Start Task inputs

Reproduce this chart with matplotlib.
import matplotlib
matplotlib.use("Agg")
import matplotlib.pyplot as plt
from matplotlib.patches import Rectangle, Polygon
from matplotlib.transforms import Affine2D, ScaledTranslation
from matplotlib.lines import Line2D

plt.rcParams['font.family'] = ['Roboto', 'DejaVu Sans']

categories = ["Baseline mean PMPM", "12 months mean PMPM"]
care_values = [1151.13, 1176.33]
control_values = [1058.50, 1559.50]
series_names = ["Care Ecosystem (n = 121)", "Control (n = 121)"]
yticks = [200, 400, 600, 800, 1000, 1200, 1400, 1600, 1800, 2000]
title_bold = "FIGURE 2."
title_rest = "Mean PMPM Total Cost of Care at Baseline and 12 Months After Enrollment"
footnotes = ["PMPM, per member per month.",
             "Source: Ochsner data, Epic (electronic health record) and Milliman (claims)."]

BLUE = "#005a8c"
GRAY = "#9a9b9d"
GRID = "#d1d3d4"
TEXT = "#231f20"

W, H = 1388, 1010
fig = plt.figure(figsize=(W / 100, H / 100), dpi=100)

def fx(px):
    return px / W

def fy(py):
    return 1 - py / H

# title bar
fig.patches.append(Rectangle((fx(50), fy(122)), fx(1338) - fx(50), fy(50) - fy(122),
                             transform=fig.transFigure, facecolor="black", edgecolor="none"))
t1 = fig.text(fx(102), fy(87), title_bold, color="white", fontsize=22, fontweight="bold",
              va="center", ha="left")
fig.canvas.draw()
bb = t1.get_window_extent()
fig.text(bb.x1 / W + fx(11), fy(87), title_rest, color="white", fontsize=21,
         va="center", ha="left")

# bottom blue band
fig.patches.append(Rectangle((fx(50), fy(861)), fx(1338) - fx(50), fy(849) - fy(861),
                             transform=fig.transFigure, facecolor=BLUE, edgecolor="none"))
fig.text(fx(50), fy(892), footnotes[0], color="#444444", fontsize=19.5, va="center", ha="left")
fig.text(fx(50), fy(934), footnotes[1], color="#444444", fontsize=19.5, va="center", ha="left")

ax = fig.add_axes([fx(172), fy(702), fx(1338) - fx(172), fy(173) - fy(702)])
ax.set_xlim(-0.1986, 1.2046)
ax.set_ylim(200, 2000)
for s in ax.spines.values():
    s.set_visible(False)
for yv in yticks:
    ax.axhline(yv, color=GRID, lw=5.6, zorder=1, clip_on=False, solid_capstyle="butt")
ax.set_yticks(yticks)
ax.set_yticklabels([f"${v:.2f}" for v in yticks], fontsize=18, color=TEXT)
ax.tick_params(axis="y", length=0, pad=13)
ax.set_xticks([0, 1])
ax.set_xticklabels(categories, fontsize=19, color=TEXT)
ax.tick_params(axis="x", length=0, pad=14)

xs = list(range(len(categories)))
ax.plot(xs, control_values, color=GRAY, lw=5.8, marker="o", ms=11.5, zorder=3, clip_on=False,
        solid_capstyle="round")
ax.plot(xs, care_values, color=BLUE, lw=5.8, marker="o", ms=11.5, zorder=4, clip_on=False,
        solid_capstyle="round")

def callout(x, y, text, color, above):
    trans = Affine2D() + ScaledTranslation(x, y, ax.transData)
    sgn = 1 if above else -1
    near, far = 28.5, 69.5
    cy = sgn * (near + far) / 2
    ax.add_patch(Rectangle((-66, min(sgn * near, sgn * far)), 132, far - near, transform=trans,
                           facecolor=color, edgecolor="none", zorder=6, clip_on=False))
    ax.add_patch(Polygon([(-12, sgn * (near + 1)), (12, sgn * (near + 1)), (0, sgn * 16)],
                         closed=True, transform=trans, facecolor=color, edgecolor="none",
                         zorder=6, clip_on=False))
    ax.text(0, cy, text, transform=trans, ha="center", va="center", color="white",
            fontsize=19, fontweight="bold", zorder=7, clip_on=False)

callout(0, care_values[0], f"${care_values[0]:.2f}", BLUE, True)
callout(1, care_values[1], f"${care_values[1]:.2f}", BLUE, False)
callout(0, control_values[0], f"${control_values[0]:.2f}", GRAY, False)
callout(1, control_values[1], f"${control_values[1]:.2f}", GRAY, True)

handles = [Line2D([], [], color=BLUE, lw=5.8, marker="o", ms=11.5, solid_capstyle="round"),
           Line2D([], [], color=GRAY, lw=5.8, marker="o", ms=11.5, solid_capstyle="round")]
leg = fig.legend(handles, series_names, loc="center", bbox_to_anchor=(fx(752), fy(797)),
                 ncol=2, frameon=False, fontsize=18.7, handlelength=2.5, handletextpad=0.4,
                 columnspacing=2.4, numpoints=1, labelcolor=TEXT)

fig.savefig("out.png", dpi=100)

End Task inputs
Start Task inputs

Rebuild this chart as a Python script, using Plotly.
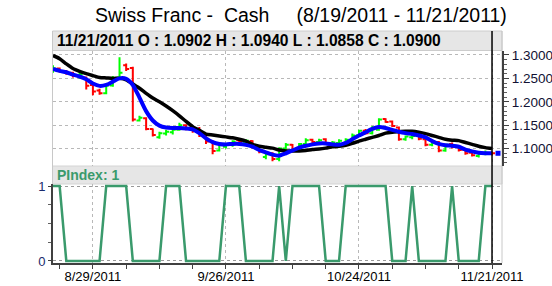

End Task inputs

→ **Task directions**
List all lines above in which the string "this" appears.

→ **Right answer**
Reproduce this chart with matplotlib.
Rebuild this chart as a Python script, using Plotly.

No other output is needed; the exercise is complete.